# [Data section]
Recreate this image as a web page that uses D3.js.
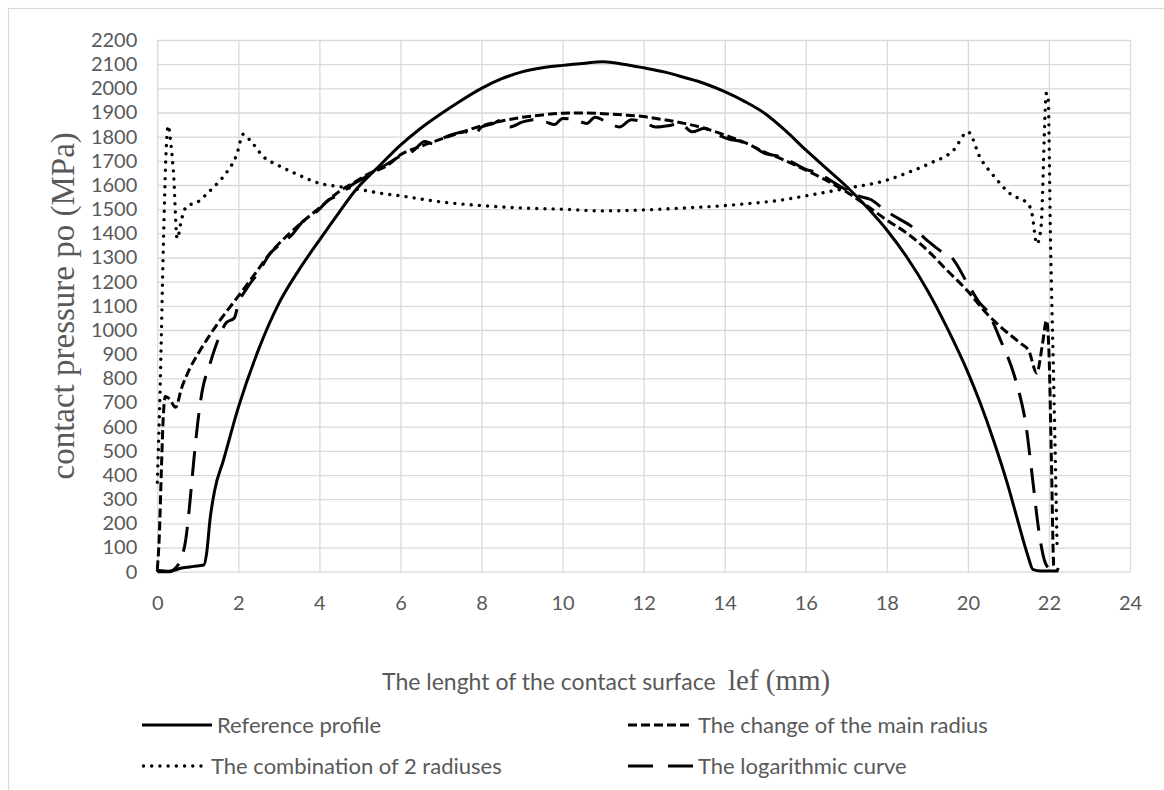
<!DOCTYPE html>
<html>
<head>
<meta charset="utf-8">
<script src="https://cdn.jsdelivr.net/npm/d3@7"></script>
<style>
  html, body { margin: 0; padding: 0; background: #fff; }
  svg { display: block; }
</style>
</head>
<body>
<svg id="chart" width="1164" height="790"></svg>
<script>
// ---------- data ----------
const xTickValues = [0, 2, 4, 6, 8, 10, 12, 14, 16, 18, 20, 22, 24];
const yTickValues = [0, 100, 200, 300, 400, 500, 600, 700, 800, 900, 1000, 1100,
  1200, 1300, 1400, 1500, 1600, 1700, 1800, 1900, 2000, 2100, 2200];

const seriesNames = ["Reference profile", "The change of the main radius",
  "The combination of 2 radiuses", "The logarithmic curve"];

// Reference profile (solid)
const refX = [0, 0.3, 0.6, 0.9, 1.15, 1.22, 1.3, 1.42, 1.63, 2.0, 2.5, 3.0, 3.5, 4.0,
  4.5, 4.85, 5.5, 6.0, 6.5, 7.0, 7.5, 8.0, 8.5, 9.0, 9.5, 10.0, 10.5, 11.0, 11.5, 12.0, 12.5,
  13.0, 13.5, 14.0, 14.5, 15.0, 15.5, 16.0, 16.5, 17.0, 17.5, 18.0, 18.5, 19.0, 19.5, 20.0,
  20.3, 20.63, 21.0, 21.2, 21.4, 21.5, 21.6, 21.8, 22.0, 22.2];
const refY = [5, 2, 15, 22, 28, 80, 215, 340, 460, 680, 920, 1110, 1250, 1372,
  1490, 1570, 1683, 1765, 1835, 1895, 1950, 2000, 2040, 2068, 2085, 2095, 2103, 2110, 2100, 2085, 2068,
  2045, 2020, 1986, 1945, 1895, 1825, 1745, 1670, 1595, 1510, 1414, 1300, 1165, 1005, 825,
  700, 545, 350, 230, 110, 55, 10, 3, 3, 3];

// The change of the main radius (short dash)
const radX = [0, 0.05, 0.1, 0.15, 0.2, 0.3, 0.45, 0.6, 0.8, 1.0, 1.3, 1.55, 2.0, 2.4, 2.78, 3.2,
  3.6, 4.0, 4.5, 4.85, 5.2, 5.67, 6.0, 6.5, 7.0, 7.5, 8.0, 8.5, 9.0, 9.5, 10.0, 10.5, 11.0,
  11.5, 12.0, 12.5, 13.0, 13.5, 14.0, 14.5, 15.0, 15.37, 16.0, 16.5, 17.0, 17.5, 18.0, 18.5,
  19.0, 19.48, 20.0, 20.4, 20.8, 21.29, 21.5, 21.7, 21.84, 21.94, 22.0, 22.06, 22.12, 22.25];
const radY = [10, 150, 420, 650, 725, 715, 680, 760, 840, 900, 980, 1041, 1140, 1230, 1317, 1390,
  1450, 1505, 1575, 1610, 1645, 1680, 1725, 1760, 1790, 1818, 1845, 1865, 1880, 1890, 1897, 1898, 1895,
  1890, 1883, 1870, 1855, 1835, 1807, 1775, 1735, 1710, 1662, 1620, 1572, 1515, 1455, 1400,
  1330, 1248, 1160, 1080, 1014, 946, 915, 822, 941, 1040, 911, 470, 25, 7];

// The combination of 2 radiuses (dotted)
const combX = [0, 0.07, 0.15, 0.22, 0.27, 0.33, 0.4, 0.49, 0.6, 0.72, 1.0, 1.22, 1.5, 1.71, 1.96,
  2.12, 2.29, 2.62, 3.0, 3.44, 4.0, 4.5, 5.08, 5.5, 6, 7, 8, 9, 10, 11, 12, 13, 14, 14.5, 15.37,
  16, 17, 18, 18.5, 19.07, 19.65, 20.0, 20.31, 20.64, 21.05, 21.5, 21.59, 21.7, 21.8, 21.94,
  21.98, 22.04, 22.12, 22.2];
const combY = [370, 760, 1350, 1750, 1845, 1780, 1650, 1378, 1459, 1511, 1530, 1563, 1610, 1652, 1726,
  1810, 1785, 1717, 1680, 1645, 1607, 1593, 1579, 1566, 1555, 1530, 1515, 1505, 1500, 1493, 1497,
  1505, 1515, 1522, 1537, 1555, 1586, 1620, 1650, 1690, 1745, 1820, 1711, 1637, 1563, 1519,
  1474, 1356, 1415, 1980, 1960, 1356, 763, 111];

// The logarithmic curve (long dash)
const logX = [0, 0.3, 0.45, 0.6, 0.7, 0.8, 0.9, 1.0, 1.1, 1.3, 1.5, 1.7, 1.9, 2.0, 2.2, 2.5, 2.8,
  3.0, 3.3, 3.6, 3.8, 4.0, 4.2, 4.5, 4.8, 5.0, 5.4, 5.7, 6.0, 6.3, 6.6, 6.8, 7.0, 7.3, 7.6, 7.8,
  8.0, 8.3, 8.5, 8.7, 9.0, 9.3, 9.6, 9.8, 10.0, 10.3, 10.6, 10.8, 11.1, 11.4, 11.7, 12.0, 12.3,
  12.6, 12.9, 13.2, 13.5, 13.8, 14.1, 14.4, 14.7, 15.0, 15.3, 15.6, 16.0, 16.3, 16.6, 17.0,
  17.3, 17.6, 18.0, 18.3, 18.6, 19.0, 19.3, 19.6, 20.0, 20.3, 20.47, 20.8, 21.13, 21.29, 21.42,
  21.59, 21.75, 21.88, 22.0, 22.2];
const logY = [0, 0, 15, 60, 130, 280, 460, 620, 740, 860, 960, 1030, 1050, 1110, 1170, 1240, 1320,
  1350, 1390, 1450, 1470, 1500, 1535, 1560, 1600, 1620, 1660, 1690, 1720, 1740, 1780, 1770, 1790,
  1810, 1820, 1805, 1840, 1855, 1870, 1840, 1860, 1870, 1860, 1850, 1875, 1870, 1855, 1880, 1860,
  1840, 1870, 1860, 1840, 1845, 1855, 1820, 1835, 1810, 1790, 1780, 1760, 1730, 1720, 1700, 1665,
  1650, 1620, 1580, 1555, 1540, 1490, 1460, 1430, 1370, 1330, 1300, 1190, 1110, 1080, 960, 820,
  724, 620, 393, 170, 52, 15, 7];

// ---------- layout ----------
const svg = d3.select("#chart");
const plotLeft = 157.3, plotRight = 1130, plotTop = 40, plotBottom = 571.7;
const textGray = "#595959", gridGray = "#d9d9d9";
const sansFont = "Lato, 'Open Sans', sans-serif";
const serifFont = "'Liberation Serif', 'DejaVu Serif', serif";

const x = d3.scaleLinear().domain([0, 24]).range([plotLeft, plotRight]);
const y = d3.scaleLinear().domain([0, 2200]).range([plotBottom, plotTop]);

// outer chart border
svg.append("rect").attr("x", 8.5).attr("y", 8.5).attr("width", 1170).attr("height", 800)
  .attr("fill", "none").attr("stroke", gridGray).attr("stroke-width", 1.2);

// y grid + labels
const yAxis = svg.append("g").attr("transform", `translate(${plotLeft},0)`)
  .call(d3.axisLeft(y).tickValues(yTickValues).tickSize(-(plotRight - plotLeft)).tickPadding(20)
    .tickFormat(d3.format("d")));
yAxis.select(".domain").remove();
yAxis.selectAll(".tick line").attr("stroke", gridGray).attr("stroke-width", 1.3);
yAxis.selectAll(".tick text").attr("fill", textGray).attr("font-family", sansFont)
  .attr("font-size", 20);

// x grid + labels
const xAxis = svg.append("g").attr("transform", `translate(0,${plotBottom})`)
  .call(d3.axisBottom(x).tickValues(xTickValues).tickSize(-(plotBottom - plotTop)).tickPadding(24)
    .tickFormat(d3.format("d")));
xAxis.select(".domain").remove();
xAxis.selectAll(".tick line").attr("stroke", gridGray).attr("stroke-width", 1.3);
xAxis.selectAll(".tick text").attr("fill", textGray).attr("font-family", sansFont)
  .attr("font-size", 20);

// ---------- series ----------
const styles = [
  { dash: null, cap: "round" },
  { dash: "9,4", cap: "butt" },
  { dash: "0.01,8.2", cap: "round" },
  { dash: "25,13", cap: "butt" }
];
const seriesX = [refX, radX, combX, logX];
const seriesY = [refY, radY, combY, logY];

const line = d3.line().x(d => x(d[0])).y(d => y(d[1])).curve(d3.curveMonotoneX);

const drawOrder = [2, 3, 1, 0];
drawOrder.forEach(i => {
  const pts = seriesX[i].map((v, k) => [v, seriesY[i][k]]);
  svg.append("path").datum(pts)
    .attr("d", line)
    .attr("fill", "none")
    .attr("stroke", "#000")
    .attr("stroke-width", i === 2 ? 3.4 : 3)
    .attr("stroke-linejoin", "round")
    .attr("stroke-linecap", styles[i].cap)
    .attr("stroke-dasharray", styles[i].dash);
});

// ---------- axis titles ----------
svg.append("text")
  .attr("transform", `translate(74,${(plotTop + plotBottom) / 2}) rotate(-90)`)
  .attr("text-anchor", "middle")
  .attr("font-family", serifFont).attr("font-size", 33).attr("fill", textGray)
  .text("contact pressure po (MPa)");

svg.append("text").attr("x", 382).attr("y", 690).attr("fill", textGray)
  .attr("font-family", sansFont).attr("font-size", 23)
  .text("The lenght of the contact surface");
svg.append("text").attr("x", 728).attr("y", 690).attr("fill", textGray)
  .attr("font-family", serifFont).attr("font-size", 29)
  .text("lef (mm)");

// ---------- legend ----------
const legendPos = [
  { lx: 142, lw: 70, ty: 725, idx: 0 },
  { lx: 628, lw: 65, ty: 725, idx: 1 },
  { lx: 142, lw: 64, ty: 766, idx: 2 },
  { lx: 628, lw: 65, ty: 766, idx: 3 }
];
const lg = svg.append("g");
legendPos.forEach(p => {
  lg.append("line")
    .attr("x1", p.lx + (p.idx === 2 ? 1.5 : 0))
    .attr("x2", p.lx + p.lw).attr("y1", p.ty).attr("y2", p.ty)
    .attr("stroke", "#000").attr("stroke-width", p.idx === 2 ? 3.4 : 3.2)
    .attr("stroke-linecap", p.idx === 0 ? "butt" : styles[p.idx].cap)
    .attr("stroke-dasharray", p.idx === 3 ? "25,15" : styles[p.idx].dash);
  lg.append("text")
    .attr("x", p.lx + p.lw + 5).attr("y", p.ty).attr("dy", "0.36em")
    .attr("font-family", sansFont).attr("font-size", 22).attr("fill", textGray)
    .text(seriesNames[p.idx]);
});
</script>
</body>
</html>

# [Exercise requirements]
Your task is to restate word for word the lines from the top of the data to the line containing "2000, 2100, 2200];", both ends included, with every picture left out.

# [Full output]
Recreate this image as a web page that uses D3.js.
<!DOCTYPE html>
<html>
<head>
<meta charset="utf-8">
<script src="https://cdn.jsdelivr.net/npm/d3@7"></script>
<style>
  html, body { margin: 0; padding: 0; background: #fff; }
  svg { display: block; }
</style>
</head>
<body>
<svg id="chart" width="1164" height="790"></svg>
<script>
// ---------- data ----------
const xTickValues = [0, 2, 4, 6, 8, 10, 12, 14, 16, 18, 20, 22, 24];
const yTickValues = [0, 100, 200, 300, 400, 500, 600, 700, 800, 900, 1000, 1100,
  1200, 1300, 1400, 1500, 1600, 1700, 1800, 1900, 2000, 2100, 2200];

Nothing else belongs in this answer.